= F. Gwendolen Rees =

Welsh zoologist and parasitologist

Florence Gwendolen Rees

Florence Gwendolen Rees, (Gwendolen or Gwen) FRS (3 July 1906 - 4 October 1994) was a Welsh zoologist and parasitologist. She was the first Welsh woman to become a fellow of the Royal Society. By the time she was 80 years old, she had published 68 papers.

==Early life and education==
Rees was born in the Welsh town of Abercynon in 1906, and attended the Intermediate School for Girls in Aberdare, (1918–24). She attended University College, Cardiff (now known as Cardiff University) with three scholarships. During her time there, she studied chemistry, biology and zoology, earning honours in zoology. Rees then went on to complete her doctorate in 18 months, studying the trematode parasites in different species of snails. Over the course of 100 days she collected more than 5,000 snails from nearly 90 locations in Glamorgan and Monmouthshire counties in Wales.

==Career==
Rees' career was at the Zoology Department of the University College of Wales, Aberystwyth, where she successively held positions of Assistant Lecturer (1930–7), Lecturer (1937–47), Senior Lecturer (1947–66), Reader (1966–71) and Professor (1971–3), becoming professor emeritus in semi-retirement in 1973. She was also Chairman of the School of Biological Studies (1972–3) and acting Head of Department (1948, 1969, 1970). During her time as a staff member at the University College of Wales, Aberystwyth Rees supervised 215 honours students and 25 post-graduate students.

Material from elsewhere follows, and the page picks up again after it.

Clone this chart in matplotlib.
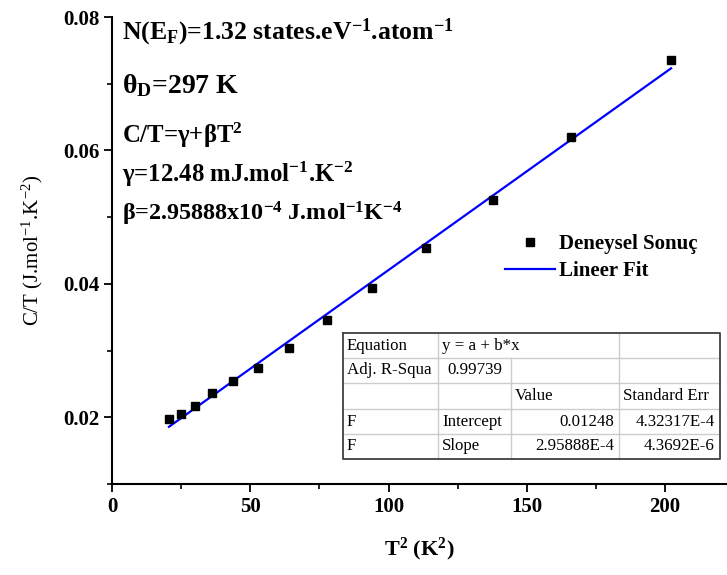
import matplotlib
matplotlib.use("Agg")
import matplotlib.pyplot as plt
from matplotlib.lines import Line2D
from matplotlib.patches import Rectangle
from matplotlib.ticker import MultipleLocator

# Measured specific heat, C/T against T^2
t_squared = [20.6, 24.8, 30.0, 36.2, 43.9, 52.9, 64.1, 77.6, 93.9, 113.6, 137.7, 166.0, 202.2]
c_over_t = [0.01975, 0.02045, 0.02165, 0.02365, 0.02537, 0.02737, 0.03033,
            0.03454, 0.03944, 0.04541, 0.05259, 0.06206, 0.07349]

# Linear fit C/T = gamma + beta*T^2
intercept = 0.01248
slope = 2.95888e-4

annotations = [
    'N(E$_F$)=1.32 states.eV$^{-1}$.atom$^{-1}$',
    'θ$_D$=297 K',
    'C/T=γ+βT$^2$',
    'γ=12.48 mJ.mol$^{-1}$.K$^{-2}$',
    'β=2.95888x10$^{-4}$ J.mol$^{-1}$K$^{-4}$',
]

# Fit summary table
table_rows = [
    ['Equation', 'y = a + b*x', '', ''],
    ['Adj. R-Squa', '0.99739', '', ''],
    ['', '', 'Value', 'Standard Err'],
    ['F', 'Intercept', '0.01248', '4.32317E-4'],
    ['F', 'Slope', '2.95888E-4', '4.3692E-6'],
]

W, H = 727, 575
plt.rcParams['font.family'] = ['Liberation Serif', 'DejaVu Serif']
plt.rcParams['mathtext.default'] = 'regular'

fig = plt.figure(figsize=(W / 100, H / 100), dpi=100)


def px(x, y):
    """Pixel position (from top-left) to figure fraction."""
    return x / W, 1 - y / H


ax_l, ax_r, ax_t, ax_b = 112, 727, 17, 484
ax = fig.add_axes([ax_l / W, 1 - ax_b / H, (ax_r - ax_l) / W, (ax_b - ax_t) / H])

x_fit = [t_squared[0], t_squared[-1]]
y_fit = [intercept + slope * x for x in x_fit]

ax.plot(t_squared, c_over_t, 's', color='black', markersize=6.4, label='Deneysel Sonuç', zorder=3)
ax.plot(x_fit, y_fit, '-', color='#0000ff', lw=1.6, label='Lineer Fit', zorder=2)

ax.set_xlim(0, (ax_r - ax_l) / 2.765)
ax.set_ylim(0.01, 0.08)
ax.xaxis.set_major_locator(MultipleLocator(50))
ax.xaxis.set_minor_locator(MultipleLocator(25))
ax.yaxis.set_major_locator(MultipleLocator(0.02))
ax.yaxis.set_minor_locator(MultipleLocator(0.01))
ax.set_yticks([0.02, 0.04, 0.06, 0.08])

for side in ('top', 'right'):
    ax.spines[side].set_visible(False)
for side in ('left', 'bottom'):
    ax.spines[side].set_linewidth(1.5)

ax.tick_params(which='major', direction='out', length=6, width=1.3, pad=3, labelsize=15)
ax.tick_params(which='minor', direction='out', length=3.5, width=1.2)
for lab in ax.get_xticklabels() + ax.get_yticklabels():
    lab.set_fontweight('bold')

ax.set_xlabel('T$^2$ (K$^2$)', fontsize=16, fontweight='bold', labelpad=14)
ax.set_ylabel('C/T (J.mol$^{-1}$.K$^{-2}$)', fontsize=15, labelpad=13)

leg = ax.legend(loc='upper left', bbox_to_anchor=px(505, 234), bbox_transform=fig.transFigure,
                frameon=False, handlelength=2.4, handletextpad=0.2, labelspacing=0.35,
                borderaxespad=0, borderpad=0,
                prop={'family': 'Liberation Serif', 'weight': 'bold', 'size': 15})

# Parameter annotations
anno_base = [39, 93, 143, 182, 220]
anno_size = [18.5, 20, 17.8, 17.8, 17.4]
for txt, yb, fs in zip(annotations, anno_base, anno_size):
    fig.text(*px(122, yb), txt, fontsize=fs, fontweight='bold', va='baseline', ha='left')

# Table
col_x = [343, 438, 511, 619, 720]
row_y = [333, 358, 383, 409, 434, 459]
fig.patches.append(Rectangle(px(col_x[0], row_y[-1]), (col_x[-1] - col_x[0]) / W,
                             (row_y[-1] - row_y[0]) / H, transform=fig.transFigure,
                             facecolor='white', edgecolor='none', zorder=4))
grid_kw = dict(transform=fig.transFigure, color='#cccccc', lw=1.0, zorder=5)
for y in row_y[1:-1]:
    fig.lines.append(Line2D([col_x[0] / W, col_x[-1] / W], [1 - y / H] * 2, **grid_kw))
# vertical separators; row 0 merges columns 1-2
for i, x in enumerate(col_x[1:-1], start=1):
    top = row_y[1] if i == 2 else row_y[0]
    fig.lines.append(Line2D([x / W] * 2, [1 - top / H, 1 - row_y[-1] / H], **grid_kw))
edge_kw = dict(transform=fig.transFigure, color='#404040', lw=1.3, zorder=6)
xs = [col_x[0], col_x[-1], col_x[-1], col_x[0], col_x[0]]
ys = [row_y[0], row_y[0], row_y[-1], row_y[-1], row_y[0]]
fig.lines.append(Line2D([x / W for x in xs], [1 - y / H for y in ys], **edge_kw))

for r, row in enumerate(table_rows):
    yc = (row_y[r] + row_y[r + 1]) / 2
    for c, txt in enumerate(row):
        if not txt:
            continue
        numeric = r >= 3 and c >= 2
        if r == 1 and c == 1:
            x, ha = (col_x[c] + col_x[c + 1]) / 2, 'center'
        elif numeric:
            x, ha = col_x[c + 1] - 5, 'right'
        else:
            x, ha = col_x[c] + 4, 'left'
        fig.text(*px(x, yc), txt, fontsize=12.2, ha=ha, va='center', zorder=7)

fig.savefig('out.png', dpi=100)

Her research was in the area of helminthology, focusing on systematics, comparative functional morphology, histology and life cycles of trematode and cestode parasites. Her work was important in elucidating the relationship of these parasites with their non-vertebrate intermediate hosts.

From 1960 to 1981 Rees was involved with the publication Parasitology. For the first 10 years, she was a member of the editorial board and then went on to serve as chair of the editorial board until 1981. She was a founder member of the British Society for Parasitology, and served as its vice-president (1970–72) and president (1972–74).

Rees died in Aberystwyth, on 4 October 1994.

==Awards and honours==
Rees became a Fellow of the Royal Society in 1971, the first Welsh woman to be elected. She was also elected Fellow of the Institute of Biology in the same year. She received the Linnean Medal, the highest award of the Linnean Society, in 1990. She was also featured in a 1975 Vogue article on influential and interesting British women.